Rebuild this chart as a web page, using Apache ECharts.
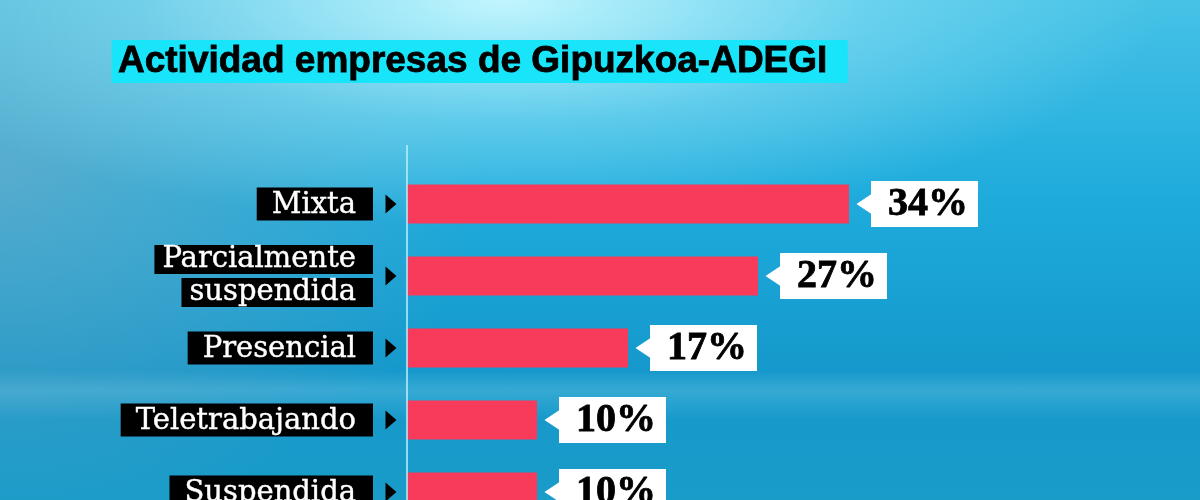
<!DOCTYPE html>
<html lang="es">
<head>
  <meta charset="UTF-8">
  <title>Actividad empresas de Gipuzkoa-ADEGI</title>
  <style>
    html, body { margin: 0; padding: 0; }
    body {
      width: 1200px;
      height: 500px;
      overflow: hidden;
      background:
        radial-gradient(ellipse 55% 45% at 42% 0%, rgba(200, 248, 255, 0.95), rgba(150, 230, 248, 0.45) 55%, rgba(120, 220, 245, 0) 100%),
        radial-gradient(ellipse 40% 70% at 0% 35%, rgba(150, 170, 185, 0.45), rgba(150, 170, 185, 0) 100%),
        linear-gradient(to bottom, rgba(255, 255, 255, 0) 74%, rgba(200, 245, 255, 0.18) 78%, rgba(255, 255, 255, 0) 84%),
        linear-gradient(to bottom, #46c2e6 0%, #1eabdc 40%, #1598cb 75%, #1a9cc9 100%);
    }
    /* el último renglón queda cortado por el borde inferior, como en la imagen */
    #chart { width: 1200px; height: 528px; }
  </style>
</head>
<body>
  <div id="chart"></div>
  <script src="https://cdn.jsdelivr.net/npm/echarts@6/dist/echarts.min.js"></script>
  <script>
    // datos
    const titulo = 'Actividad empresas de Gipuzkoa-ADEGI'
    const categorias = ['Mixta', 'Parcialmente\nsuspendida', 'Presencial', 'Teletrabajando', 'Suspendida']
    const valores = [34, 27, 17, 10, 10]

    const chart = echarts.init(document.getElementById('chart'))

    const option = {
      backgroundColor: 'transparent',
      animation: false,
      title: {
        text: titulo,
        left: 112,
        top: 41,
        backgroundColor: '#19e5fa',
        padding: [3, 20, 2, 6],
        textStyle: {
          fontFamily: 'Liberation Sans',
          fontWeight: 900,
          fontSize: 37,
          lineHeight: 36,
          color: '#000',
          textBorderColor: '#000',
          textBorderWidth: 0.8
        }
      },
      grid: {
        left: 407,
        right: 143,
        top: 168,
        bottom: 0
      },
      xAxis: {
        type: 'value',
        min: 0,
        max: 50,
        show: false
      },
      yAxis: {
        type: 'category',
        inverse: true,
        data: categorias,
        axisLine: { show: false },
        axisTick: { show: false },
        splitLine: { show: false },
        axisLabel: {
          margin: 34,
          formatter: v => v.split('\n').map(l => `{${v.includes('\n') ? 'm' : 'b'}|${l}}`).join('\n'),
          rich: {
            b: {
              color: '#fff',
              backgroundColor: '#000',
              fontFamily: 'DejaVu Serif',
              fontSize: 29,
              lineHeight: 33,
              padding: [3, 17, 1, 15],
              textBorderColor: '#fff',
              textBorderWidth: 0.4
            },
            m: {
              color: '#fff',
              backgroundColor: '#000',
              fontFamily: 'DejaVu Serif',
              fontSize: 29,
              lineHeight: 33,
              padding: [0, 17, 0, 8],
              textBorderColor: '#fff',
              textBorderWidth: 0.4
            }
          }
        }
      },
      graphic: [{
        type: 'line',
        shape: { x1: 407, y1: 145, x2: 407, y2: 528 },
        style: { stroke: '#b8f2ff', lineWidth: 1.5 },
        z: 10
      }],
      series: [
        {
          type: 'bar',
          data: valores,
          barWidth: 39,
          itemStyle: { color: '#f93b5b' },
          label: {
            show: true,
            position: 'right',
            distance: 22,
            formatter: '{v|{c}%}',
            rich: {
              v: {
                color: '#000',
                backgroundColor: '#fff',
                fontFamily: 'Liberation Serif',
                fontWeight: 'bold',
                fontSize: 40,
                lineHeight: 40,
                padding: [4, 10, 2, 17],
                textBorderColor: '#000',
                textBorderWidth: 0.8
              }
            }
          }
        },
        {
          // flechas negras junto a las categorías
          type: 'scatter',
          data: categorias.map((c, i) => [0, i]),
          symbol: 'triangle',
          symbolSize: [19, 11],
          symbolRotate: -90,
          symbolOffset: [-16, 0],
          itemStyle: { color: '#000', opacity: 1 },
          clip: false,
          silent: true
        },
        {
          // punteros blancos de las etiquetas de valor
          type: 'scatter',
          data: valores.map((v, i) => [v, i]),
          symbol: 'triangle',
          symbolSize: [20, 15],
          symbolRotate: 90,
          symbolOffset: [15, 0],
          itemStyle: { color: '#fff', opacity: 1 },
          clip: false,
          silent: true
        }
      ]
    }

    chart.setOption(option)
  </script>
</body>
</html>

================

- [Task details]:
Except for the pictures, reproduce every line exactly.

- [Solution to the problem]:
Rebuild this chart as a web page, using Apache ECharts.
<!DOCTYPE html>
<html lang="es">
<head>
  <meta charset="UTF-8">
  <title>Actividad empresas de Gipuzkoa-ADEGI</title>
  <style>
    html, body { margin: 0; padding: 0; }
    body {
      width: 1200px;
      height: 500px;
      overflow: hidden;
      background:
        radial-gradient(ellipse 55% 45% at 42% 0%, rgba(200, 248, 255, 0.95), rgba(150, 230, 248, 0.45) 55%, rgba(120, 220, 245, 0) 100%),
        radial-gradient(ellipse 40% 70% at 0% 35%, rgba(150, 170, 185, 0.45), rgba(150, 170, 185, 0) 100%),
        linear-gradient(to bottom, rgba(255, 255, 255, 0) 74%, rgba(200, 245, 255, 0.18) 78%, rgba(255, 255, 255, 0) 84%),
        linear-gradient(to bottom, #46c2e6 0%, #1eabdc 40%, #1598cb 75%, #1a9cc9 100%);
    }
    /* el último renglón queda cortado por el borde inferior, como en la imagen */
    #chart { width: 1200px; height: 528px; }
  </style>
</head>
<body>
  <div id="chart"></div>
  <script src="https://cdn.jsdelivr.net/npm/echarts@6/dist/echarts.min.js"></script>
  <script>
    // datos
    const titulo = 'Actividad empresas de Gipuzkoa-ADEGI'
    const categorias = ['Mixta', 'Parcialmente\nsuspendida', 'Presencial', 'Teletrabajando', 'Suspendida']
    const valores = [34, 27, 17, 10, 10]

    const chart = echarts.init(document.getElementById('chart'))

    const option = {
      backgroundColor: 'transparent',
      animation: false,
      title: {
        text: titulo,
        left: 112,
        top: 41,
        backgroundColor: '#19e5fa',
        padding: [3, 20, 2, 6],
        textStyle: {
          fontFamily: 'Liberation Sans',
          fontWeight: 900,
          fontSize: 37,
          lineHeight: 36,
          color: '#000',
          textBorderColor: '#000',
          textBorderWidth: 0.8
        }
      },
      grid: {
        left: 407,
        right: 143,
        top: 168,
        bottom: 0
      },
      xAxis: {
        type: 'value',
        min: 0,
        max: 50,
        show: false
      },
      yAxis: {
        type: 'category',
        inverse: true,
        data: categorias,
        axisLine: { show: false },
        axisTick: { show: false },
        splitLine: { show: false },
        axisLabel: {
          margin: 34,
          formatter: v => v.split('\n').map(l => `{${v.includes('\n') ? 'm' : 'b'}|${l}}`).join('\n'),
          rich: {
            b: {
              color: '#fff',
              backgroundColor: '#000',
              fontFamily: 'DejaVu Serif',
              fontSize: 29,
              lineHeight: 33,
              padding: [3, 17, 1, 15],
              textBorderColor: '#fff',
              textBorderWidth: 0.4
            },
            m: {
              color: '#fff',
              backgroundColor: '#000',
              fontFamily: 'DejaVu Serif',
              fontSize: 29,
              lineHeight: 33,
              padding: [0, 17, 0, 8],
              textBorderColor: '#fff',
              textBorderWidth: 0.4
            }
          }
        }
      },
      graphic: [{
        type: 'line',
        shape: { x1: 407, y1: 145, x2: 407, y2: 528 },
        style: { stroke: '#b8f2ff', lineWidth: 1.5 },
        z: 10
      }],
      series: [
        {
          type: 'bar',
          data: valores,
          barWidth: 39,
          itemStyle: { color: '#f93b5b' },
          label: {
            show: true,
            position: 'right',
            distance: 22,
            formatter: '{v|{c}%}',
            rich: {
              v: {
                color: '#000',
                backgroundColor: '#fff',
                fontFamily: 'Liberation Serif',
                fontWeight: 'bold',
                fontSize: 40,
                lineHeight: 40,
                padding: [4, 10, 2, 17],
                textBorderColor: '#000',
                textBorderWidth: 0.8
              }
            }
          }
        },
        {
          // flechas negras junto a las categorías
          type: 'scatter',
          data: categorias.map((c, i) => [0, i]),
          symbol: 'triangle',
          symbolSize: [19, 11],
          symbolRotate: -90,
          symbolOffset: [-16, 0],
          itemStyle: { color: '#000', opacity: 1 },
          clip: false,
          silent: true
        },
        {
          // punteros blancos de las etiquetas de valor
          type: 'scatter',
          data: valores.map((v, i) => [v, i]),
          symbol: 'triangle',
          symbolSize: [20, 15],
          symbolRotate: 90,
          symbolOffset: [15, 0],
          itemStyle: { color: '#fff', opacity: 1 },
          clip: false,
          silent: true
        }
      ]
    }

    chart.setOption(option)
  </script>
</body>
</html>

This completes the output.